Disclosing sensitive data concerning colleagues justifies immediate dismissal.

 Baden-Württemberg State Labor Court confirms immediate dismissal of a works council member for violating data protection regulations.

Tobias Vößing

Veröffentlichung sensibler Daten über Kollegen rechtfertigt fristlose Kündigung.

Both supervisory authorities and labor courts place great importance on data protection. The employer is entitled to immediately dismiss a works council member if they disclose sensitive health data concerning colleagues. The Baden-Württemberg State Labor Court reached this decision in its ruling dated March 25, 2022 (Ref: 7 Sa 63/21).

In this specific case, a long-standing employee and works council member had distributed a Dropbox link. This Dropbox folder contained case texts including colleagues’ health information. In response, the employer immediately dismissed the works council member. The Labor Court ruled that the employer was justified in doing so. The dismissed works council member appealed the decision before the Baden-Württemberg State Labor Court, but the appeal was unsuccessful.

Disclosure of case files from unfair dismissal proceedings

The background was a long-running dispute concerning the dismissal of a development engineer who had worked for the company since 1997. He had been a works council member since 2006, and was released from his duties from 2014 onward as part of this role. In 2018, he was dismissed without notice and his unfair dismissal court case was successful. The complainant then published case texts from these labor court proceedings via Dropbox.

A large group had access via Dropbox

As a consequence, the employer once again dismissed the works counselor without notice. The employer justified this action on the grounds that the complainant had violated data protection regulations by disclosing case files from the previous unfair dismissal proceedings. In particular, this pertained to case texts submitted by the employer, which also contained other employees’ health information, as well as their full names.
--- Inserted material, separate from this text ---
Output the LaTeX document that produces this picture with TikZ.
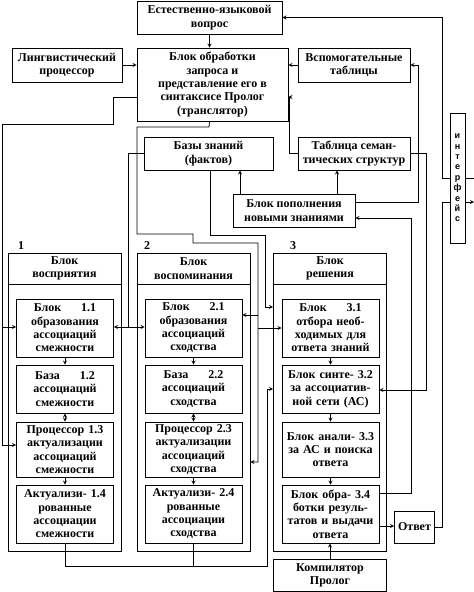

By providing access to the Dropbox folder, the complainant disclosed this information to a large group.

Lack of confidentiality regulations is no excuse

In response, the dismissed works council member countered with the argument that there were no confidentiality regulations concerning the process files. Therefore, the dismissal was invalid. Furthermore, he also argued that he had not violated the data protection regulations as he had acted solely within the scope of “purely personal or household activity” pursuant to Article 2 (2) letter c of the GDPR. The accusations had placed a great strain on him as both a family man and as a works council member. Accordingly, he had acted in his own legitimate interest as he was entitled to state his position regarding the case and to provide information.

Appeal remained unsuccessful

The Baden-Württemberg State Labor Court followed the Labor Court’s previous decision and ruled in favor of the defendant employer. The complainant had publicly disclosed employee health information via the Dropbox link to the texts and had, therefore, also enabled further processing. As a consequence, he had violated the personal rights of the aforementioned persons without justifiable reason.

Present position during appeal

The judges stated that this did not represent the exercise of legitimate interests. Ultimately, the complainant had had the opportunity to submit an appeal in order to present his position during these proceedings.

Data protection violations may justify immediate dismissal. This also applies to members of the works council. This is yet another ruling that illustrates the high degree of care that both employers and employee representatives must take when dealing with personal data. The requirements are extremely demanding with regard to sensitive employee health data. Nevertheless, anonymization and pseudonymization generally provide practical solutions.